### [Work required]
Each line below must be set down exactly; omit any image you find.

### [Given information]
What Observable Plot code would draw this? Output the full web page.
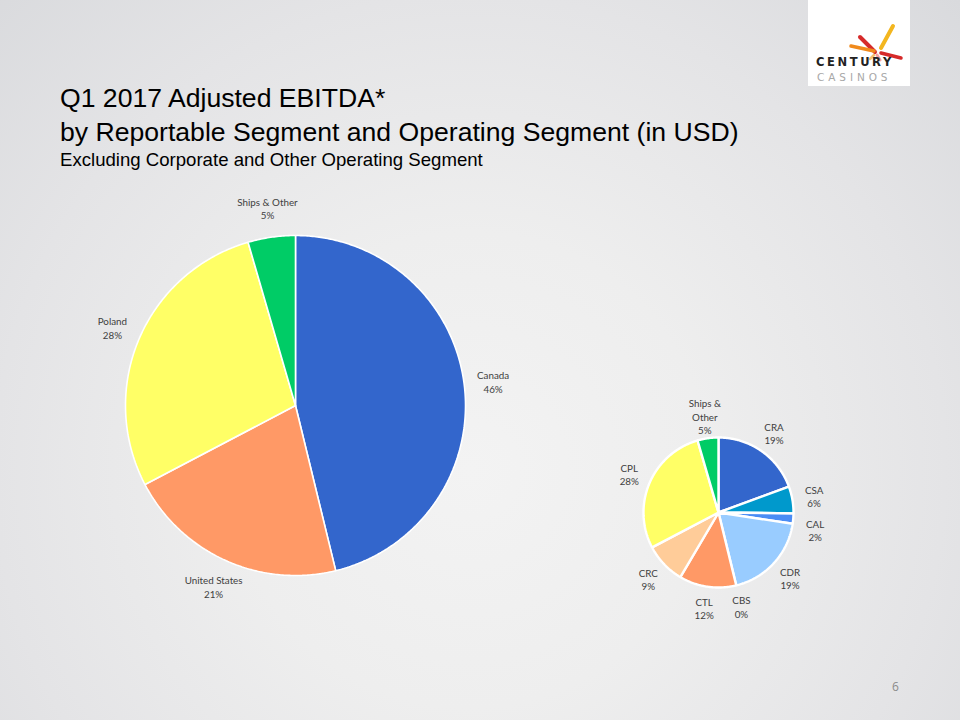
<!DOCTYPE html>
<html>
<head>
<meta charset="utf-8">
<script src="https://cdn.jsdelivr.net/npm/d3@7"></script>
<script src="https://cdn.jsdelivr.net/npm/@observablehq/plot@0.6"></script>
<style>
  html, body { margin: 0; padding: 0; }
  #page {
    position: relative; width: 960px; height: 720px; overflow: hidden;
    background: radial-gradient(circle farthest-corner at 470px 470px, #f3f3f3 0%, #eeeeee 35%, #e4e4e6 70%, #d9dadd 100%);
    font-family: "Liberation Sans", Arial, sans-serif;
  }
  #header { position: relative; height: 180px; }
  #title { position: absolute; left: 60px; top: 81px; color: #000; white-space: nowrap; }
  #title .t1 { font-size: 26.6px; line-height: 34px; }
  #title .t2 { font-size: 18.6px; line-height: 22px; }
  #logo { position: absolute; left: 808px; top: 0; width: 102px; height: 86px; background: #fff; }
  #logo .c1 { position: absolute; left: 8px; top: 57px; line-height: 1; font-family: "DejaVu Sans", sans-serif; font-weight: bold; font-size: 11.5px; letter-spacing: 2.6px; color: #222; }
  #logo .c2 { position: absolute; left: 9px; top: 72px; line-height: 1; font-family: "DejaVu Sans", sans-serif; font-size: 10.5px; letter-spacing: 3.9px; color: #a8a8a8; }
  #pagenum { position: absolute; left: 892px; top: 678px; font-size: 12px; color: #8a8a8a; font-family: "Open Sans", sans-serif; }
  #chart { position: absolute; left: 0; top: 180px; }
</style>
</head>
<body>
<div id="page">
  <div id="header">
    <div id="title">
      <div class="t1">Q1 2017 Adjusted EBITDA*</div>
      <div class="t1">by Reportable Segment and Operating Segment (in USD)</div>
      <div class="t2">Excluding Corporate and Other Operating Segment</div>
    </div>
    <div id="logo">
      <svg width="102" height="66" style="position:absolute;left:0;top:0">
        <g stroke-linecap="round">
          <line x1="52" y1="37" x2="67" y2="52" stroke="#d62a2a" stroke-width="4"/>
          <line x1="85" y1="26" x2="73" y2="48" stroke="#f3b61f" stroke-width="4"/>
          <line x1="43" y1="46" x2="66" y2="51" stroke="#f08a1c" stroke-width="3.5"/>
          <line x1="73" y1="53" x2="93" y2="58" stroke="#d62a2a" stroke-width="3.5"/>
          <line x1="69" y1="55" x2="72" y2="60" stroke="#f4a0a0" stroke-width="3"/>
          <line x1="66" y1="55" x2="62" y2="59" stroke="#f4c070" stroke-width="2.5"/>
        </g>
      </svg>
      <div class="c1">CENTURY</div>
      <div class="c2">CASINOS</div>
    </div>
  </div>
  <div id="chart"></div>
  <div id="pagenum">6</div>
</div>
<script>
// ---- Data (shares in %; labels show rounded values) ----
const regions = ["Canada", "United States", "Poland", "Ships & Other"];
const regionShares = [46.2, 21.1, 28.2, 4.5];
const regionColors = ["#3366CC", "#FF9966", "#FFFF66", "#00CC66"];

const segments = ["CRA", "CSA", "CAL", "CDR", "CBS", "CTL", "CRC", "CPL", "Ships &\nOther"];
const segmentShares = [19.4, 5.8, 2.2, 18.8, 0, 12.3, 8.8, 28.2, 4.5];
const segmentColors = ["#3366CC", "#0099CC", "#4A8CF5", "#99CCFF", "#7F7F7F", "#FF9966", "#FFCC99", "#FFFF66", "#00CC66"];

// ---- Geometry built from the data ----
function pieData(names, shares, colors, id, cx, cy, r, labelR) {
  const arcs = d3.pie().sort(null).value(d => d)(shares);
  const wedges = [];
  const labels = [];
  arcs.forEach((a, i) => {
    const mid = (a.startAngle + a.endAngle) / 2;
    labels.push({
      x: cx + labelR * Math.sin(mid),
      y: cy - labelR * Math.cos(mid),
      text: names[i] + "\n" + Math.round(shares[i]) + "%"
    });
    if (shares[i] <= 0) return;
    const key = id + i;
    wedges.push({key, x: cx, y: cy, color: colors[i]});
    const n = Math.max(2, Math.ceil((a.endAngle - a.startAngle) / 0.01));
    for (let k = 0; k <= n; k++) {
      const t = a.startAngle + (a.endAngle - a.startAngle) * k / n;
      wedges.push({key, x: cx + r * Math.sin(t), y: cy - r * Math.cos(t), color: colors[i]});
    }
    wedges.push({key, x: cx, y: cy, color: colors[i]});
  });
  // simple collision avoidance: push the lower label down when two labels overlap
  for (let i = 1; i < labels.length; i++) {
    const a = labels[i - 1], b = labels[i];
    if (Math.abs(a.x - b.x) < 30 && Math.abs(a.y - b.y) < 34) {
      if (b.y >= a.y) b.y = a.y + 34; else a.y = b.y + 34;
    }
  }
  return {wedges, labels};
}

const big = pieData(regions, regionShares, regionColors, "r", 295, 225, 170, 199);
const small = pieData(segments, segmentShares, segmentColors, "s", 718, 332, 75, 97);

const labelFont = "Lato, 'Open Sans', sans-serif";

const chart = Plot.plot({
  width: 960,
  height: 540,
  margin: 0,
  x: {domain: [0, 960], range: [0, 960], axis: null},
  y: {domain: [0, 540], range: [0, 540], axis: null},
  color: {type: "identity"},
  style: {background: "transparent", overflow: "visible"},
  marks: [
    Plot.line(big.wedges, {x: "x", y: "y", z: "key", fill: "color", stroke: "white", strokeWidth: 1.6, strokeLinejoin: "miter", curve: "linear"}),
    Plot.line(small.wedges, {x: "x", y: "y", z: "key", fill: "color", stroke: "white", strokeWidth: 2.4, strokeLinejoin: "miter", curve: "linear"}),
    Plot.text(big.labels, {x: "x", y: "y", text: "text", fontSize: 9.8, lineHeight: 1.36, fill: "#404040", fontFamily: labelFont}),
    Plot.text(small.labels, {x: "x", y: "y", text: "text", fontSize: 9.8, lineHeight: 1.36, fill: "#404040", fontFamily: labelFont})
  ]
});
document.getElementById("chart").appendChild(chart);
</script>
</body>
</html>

### [Response for this exercise]
What Observable Plot code would draw this? Output the full web page.
<!DOCTYPE html>
<html>
<head>
<meta charset="utf-8">
<script src="https://cdn.jsdelivr.net/npm/d3@7"></script>
<script src="https://cdn.jsdelivr.net/npm/@observablehq/plot@0.6"></script>
<style>
  html, body { margin: 0; padding: 0; }
  #page {
    position: relative; width: 960px; height: 720px; overflow: hidden;
    background: radial-gradient(circle farthest-corner at 470px 470px, #f3f3f3 0%, #eeeeee 35%, #e4e4e6 70%, #d9dadd 100%);
    font-family: "Liberation Sans", Arial, sans-serif;
  }
  #header { position: relative; height: 180px; }
  #title { position: absolute; left: 60px; top: 81px; color: #000; white-space: nowrap; }
  #title .t1 { font-size: 26.6px; line-height: 34px; }
  #title .t2 { font-size: 18.6px; line-height: 22px; }
  #logo { position: absolute; left: 808px; top: 0; width: 102px; height: 86px; background: #fff; }
  #logo .c1 { position: absolute; left: 8px; top: 57px; line-height: 1; font-family: "DejaVu Sans", sans-serif; font-weight: bold; font-size: 11.5px; letter-spacing: 2.6px; color: #222; }
  #logo .c2 { position: absolute; left: 9px; top: 72px; line-height: 1; font-family: "DejaVu Sans", sans-serif; font-size: 10.5px; letter-spacing: 3.9px; color: #a8a8a8; }
  #pagenum { position: absolute; left: 892px; top: 678px; font-size: 12px; color: #8a8a8a; font-family: "Open Sans", sans-serif; }
  #chart { position: absolute; left: 0; top: 180px; }
</style>
</head>
<body>
<div id="page">
  <div id="header">
    <div id="title">
      <div class="t1">Q1 2017 Adjusted EBITDA*</div>
      <div class="t1">by Reportable Segment and Operating Segment (in USD)</div>
      <div class="t2">Excluding Corporate and Other Operating Segment</div>
    </div>
    <div id="logo">
      <svg width="102" height="66" style="position:absolute;left:0;top:0">
        <g stroke-linecap="round">
          <line x1="52" y1="37" x2="67" y2="52" stroke="#d62a2a" stroke-width="4"/>
          <line x1="85" y1="26" x2="73" y2="48" stroke="#f3b61f" stroke-width="4"/>
          <line x1="43" y1="46" x2="66" y2="51" stroke="#f08a1c" stroke-width="3.5"/>
          <line x1="73" y1="53" x2="93" y2="58" stroke="#d62a2a" stroke-width="3.5"/>
          <line x1="69" y1="55" x2="72" y2="60" stroke="#f4a0a0" stroke-width="3"/>
          <line x1="66" y1="55" x2="62" y2="59" stroke="#f4c070" stroke-width="2.5"/>
        </g>
      </svg>
      <div class="c1">CENTURY</div>
      <div class="c2">CASINOS</div>
    </div>
  </div>
  <div id="chart"></div>
  <div id="pagenum">6</div>
</div>
<script>
// ---- Data (shares in %; labels show rounded values) ----
const regions = ["Canada", "United States", "Poland", "Ships & Other"];
const regionShares = [46.2, 21.1, 28.2, 4.5];
const regionColors = ["#3366CC", "#FF9966", "#FFFF66", "#00CC66"];

const segments = ["CRA", "CSA", "CAL", "CDR", "CBS", "CTL", "CRC", "CPL", "Ships &\nOther"];
const segmentShares = [19.4, 5.8, 2.2, 18.8, 0, 12.3, 8.8, 28.2, 4.5];
const segmentColors = ["#3366CC", "#0099CC", "#4A8CF5", "#99CCFF", "#7F7F7F", "#FF9966", "#FFCC99", "#FFFF66", "#00CC66"];

// ---- Geometry built from the data ----
function pieData(names, shares, colors, id, cx, cy, r, labelR) {
  const arcs = d3.pie().sort(null).value(d => d)(shares);
  const wedges = [];
  const labels = [];
  arcs.forEach((a, i) => {
    const mid = (a.startAngle + a.endAngle) / 2;
    labels.push({
      x: cx + labelR * Math.sin(mid),
      y: cy - labelR * Math.cos(mid),
      text: names[i] + "\n" + Math.round(shares[i]) + "%"
    });
    if (shares[i] <= 0) return;
    const key = id + i;
    wedges.push({key, x: cx, y: cy, color: colors[i]});
    const n = Math.max(2, Math.ceil((a.endAngle - a.startAngle) / 0.01));
    for (let k = 0; k <= n; k++) {
      const t = a.startAngle + (a.endAngle - a.startAngle) * k / n;
      wedges.push({key, x: cx + r * Math.sin(t), y: cy - r * Math.cos(t), color: colors[i]});
    }
    wedges.push({key, x: cx, y: cy, color: colors[i]});
  });
  // simple collision avoidance: push the lower label down when two labels overlap
  for (let i = 1; i < labels.length; i++) {
    const a = labels[i - 1], b = labels[i];
    if (Math.abs(a.x - b.x) < 30 && Math.abs(a.y - b.y) < 34) {
      if (b.y >= a.y) b.y = a.y + 34; else a.y = b.y + 34;
    }
  }
  return {wedges, labels};
}

const big = pieData(regions, regionShares, regionColors, "r", 295, 225, 170, 199);
const small = pieData(segments, segmentShares, segmentColors, "s", 718, 332, 75, 97);

const labelFont = "Lato, 'Open Sans', sans-serif";

const chart = Plot.plot({
  width: 960,
  height: 540,
  margin: 0,
  x: {domain: [0, 960], range: [0, 960], axis: null},
  y: {domain: [0, 540], range: [0, 540], axis: null},
  color: {type: "identity"},
  style: {background: "transparent", overflow: "visible"},
  marks: [
    Plot.line(big.wedges, {x: "x", y: "y", z: "key", fill: "color", stroke: "white", strokeWidth: 1.6, strokeLinejoin: "miter", curve: "linear"}),
    Plot.line(small.wedges, {x: "x", y: "y", z: "key", fill: "color", stroke: "white", strokeWidth: 2.4, strokeLinejoin: "miter", curve: "linear"}),
    Plot.text(big.labels, {x: "x", y: "y", text: "text", fontSize: 9.8, lineHeight: 1.36, fill: "#404040", fontFamily: labelFont}),
    Plot.text(small.labels, {x: "x", y: "y", text: "text", fontSize: 9.8, lineHeight: 1.36, fill: "#404040", fontFamily: labelFont})
  ]
});
document.getElementById("chart").appendChild(chart);
</script>
</body>
</html>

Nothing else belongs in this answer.